▸ **Aim of the exercise**: Copy out the whole listing exactly as written, leaving the pictures behind.

▸ **Dataset content**:
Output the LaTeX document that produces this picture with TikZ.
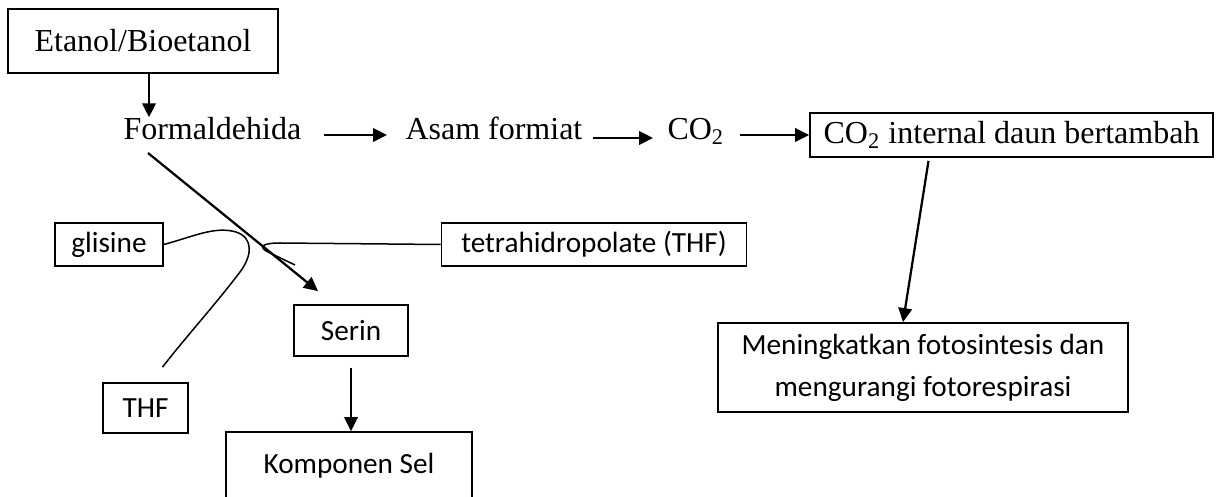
\documentclass[tikz,border=0pt]{standalone}
\usepackage{fontspec}
\setmainfont{Liberation Serif}
\setsansfont{Carlito}
\usetikzlibrary{arrows.meta}

\tikzset{
  serif/.style={font=\fontsize{12.8}{15}\selectfont},
  sans/.style={font=\sffamily\fontsize{11.7}{16.8}\selectfont},
  kotak/.style={draw, line width=0.7pt, inner sep=0pt},
  teks/.style={inner sep=0pt, anchor=base west},
  panah/.style={-{Triangle[length=5.6pt,width=5.4pt]}, line width=0.9pt},
}

\begin{document}
\begin{tikzpicture}[x=0.4pt, y=-0.4pt]
\useasboundingbox (0,0) rectangle (1217,497);

% jalur atas
\node[kotak, serif, minimum width=108pt, minimum height=25.6pt] (etanol) at (143,41) {Etanol/Bioetanol};
\node[teks, serif] (formal) at (123,140) {Formaldehida};
\node[teks, serif] (asam) at (405,140) {Asam formiat};
\node[teks, serif] (co2) at (667,140) {CO\textsubscript{2}};
\node[kotak, serif, minimum width=161.2pt, minimum height=17.6pt] (internal) at (1011.5,135) {CO\textsubscript{2} internal daun bertambah};
\node[kotak, sans, minimum width=164pt, minimum height=35.6pt, align=center] (mening) at (923,367.5) {Meningkatkan fotosintesis dan\\mengurangi fotorespirasi};

% jalur serin
\node[kotak, sans, minimum width=43.2pt, minimum height=17.2pt] (glisine) at (109,244.5) {glisine};
\node[kotak, sans, minimum width=122pt, minimum height=17.2pt] (tetra) at (594,244.5) {tetrahidropolate (THF)};
\node[kotak, sans, minimum width=34pt, minimum height=20pt] (thf) at (145.5,408) {THF};
\node[kotak, sans, minimum width=45.6pt, minimum height=20.4pt] (serin) at (351,330.5) {Serin};
\node[kotak, sans, minimum width=98.4pt, minimum height=27.2pt] (komponen) at (349,466) {Komponen Sel};

\draw[panah] ([xshift=2.4pt]etanol.south) -- ([xshift=2.4pt]etanol.south |- formal.north);
\draw[panah] ([shift={(22,-5)}]formal.base east) -- ([shift={(-18,-5)}]asam.base west);
\draw[panah] ([shift={(10,-2)}]asam.base east) -- ([shift={(-14,-2)}]co2.base west);
\draw[panah] ([shift={(15,-5)}]co2.base east) -- (internal.west);
\draw[panah] ([shift={(-83,3)}]internal.south) -- ([xshift=-8pt]mening.north);

\draw[panah] ([shift={(25,13)}]formal.base west) -- ([shift={(-33,-13)}]serin.north);
\draw[panah] ([yshift=-4.4pt]serin.south) -- (serin.south |- komponen.north);

% kurva glisine dan THF
\draw[line width=0.6pt] (glisine.east) .. controls (195,236) and (215,226) .. (236,232)
  .. controls (254,238) and (252,256) .. (240,272)
  .. controls (215,305) and (185,338) .. ([shift={(17,-15)}]thf.north);
\draw[line width=0.6pt] (tetra.west) -- (280,243) .. controls (262,243) and (258,247) .. (268,252) -- (295,265);
\end{tikzpicture}
\end{document}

▸ **Exercise answer**:
Output the LaTeX document that produces this picture with TikZ.
\documentclass[tikz,border=0pt]{standalone}
\usepackage{fontspec}
\setmainfont{Liberation Serif}
\setsansfont{Carlito}
\usetikzlibrary{arrows.meta}

\tikzset{
  serif/.style={font=\fontsize{12.8}{15}\selectfont},
  sans/.style={font=\sffamily\fontsize{11.7}{16.8}\selectfont},
  kotak/.style={draw, line width=0.7pt, inner sep=0pt},
  teks/.style={inner sep=0pt, anchor=base west},
  panah/.style={-{Triangle[length=5.6pt,width=5.4pt]}, line width=0.9pt},
}

\begin{document}
\begin{tikzpicture}[x=0.4pt, y=-0.4pt]
\useasboundingbox (0,0) rectangle (1217,497);

% jalur atas
\node[kotak, serif, minimum width=108pt, minimum height=25.6pt] (etanol) at (143,41) {Etanol/Bioetanol};
\node[teks, serif] (formal) at (123,140) {Formaldehida};
\node[teks, serif] (asam) at (405,140) {Asam formiat};
\node[teks, serif] (co2) at (667,140) {CO\textsubscript{2}};
\node[kotak, serif, minimum width=161.2pt, minimum height=17.6pt] (internal) at (1011.5,135) {CO\textsubscript{2} internal daun bertambah};
\node[kotak, sans, minimum width=164pt, minimum height=35.6pt, align=center] (mening) at (923,367.5) {Meningkatkan fotosintesis dan\\mengurangi fotorespirasi};

% jalur serin
\node[kotak, sans, minimum width=43.2pt, minimum height=17.2pt] (glisine) at (109,244.5) {glisine};
\node[kotak, sans, minimum width=122pt, minimum height=17.2pt] (tetra) at (594,244.5) {tetrahidropolate (THF)};
\node[kotak, sans, minimum width=34pt, minimum height=20pt] (thf) at (145.5,408) {THF};
\node[kotak, sans, minimum width=45.6pt, minimum height=20.4pt] (serin) at (351,330.5) {Serin};
\node[kotak, sans, minimum width=98.4pt, minimum height=27.2pt] (komponen) at (349,466) {Komponen Sel};

\draw[panah] ([xshift=2.4pt]etanol.south) -- ([xshift=2.4pt]etanol.south |- formal.north);
\draw[panah] ([shift={(22,-5)}]formal.base east) -- ([shift={(-18,-5)}]asam.base west);
\draw[panah] ([shift={(10,-2)}]asam.base east) -- ([shift={(-14,-2)}]co2.base west);
\draw[panah] ([shift={(15,-5)}]co2.base east) -- (internal.west);
\draw[panah] ([shift={(-83,3)}]internal.south) -- ([xshift=-8pt]mening.north);

\draw[panah] ([shift={(25,13)}]formal.base west) -- ([shift={(-33,-13)}]serin.north);
\draw[panah] ([yshift=-4.4pt]serin.south) -- (serin.south |- komponen.north);

% kurva glisine dan THF
\draw[line width=0.6pt] (glisine.east) .. controls (195,236) and (215,226) .. (236,232)
  .. controls (254,238) and (252,256) .. (240,272)
  .. controls (215,305) and (185,338) .. ([shift={(17,-15)}]thf.north);
\draw[line width=0.6pt] (tetra.west) -- (280,243) .. controls (262,243) and (258,247) .. (268,252) -- (295,265);
\end{tikzpicture}
\end{document}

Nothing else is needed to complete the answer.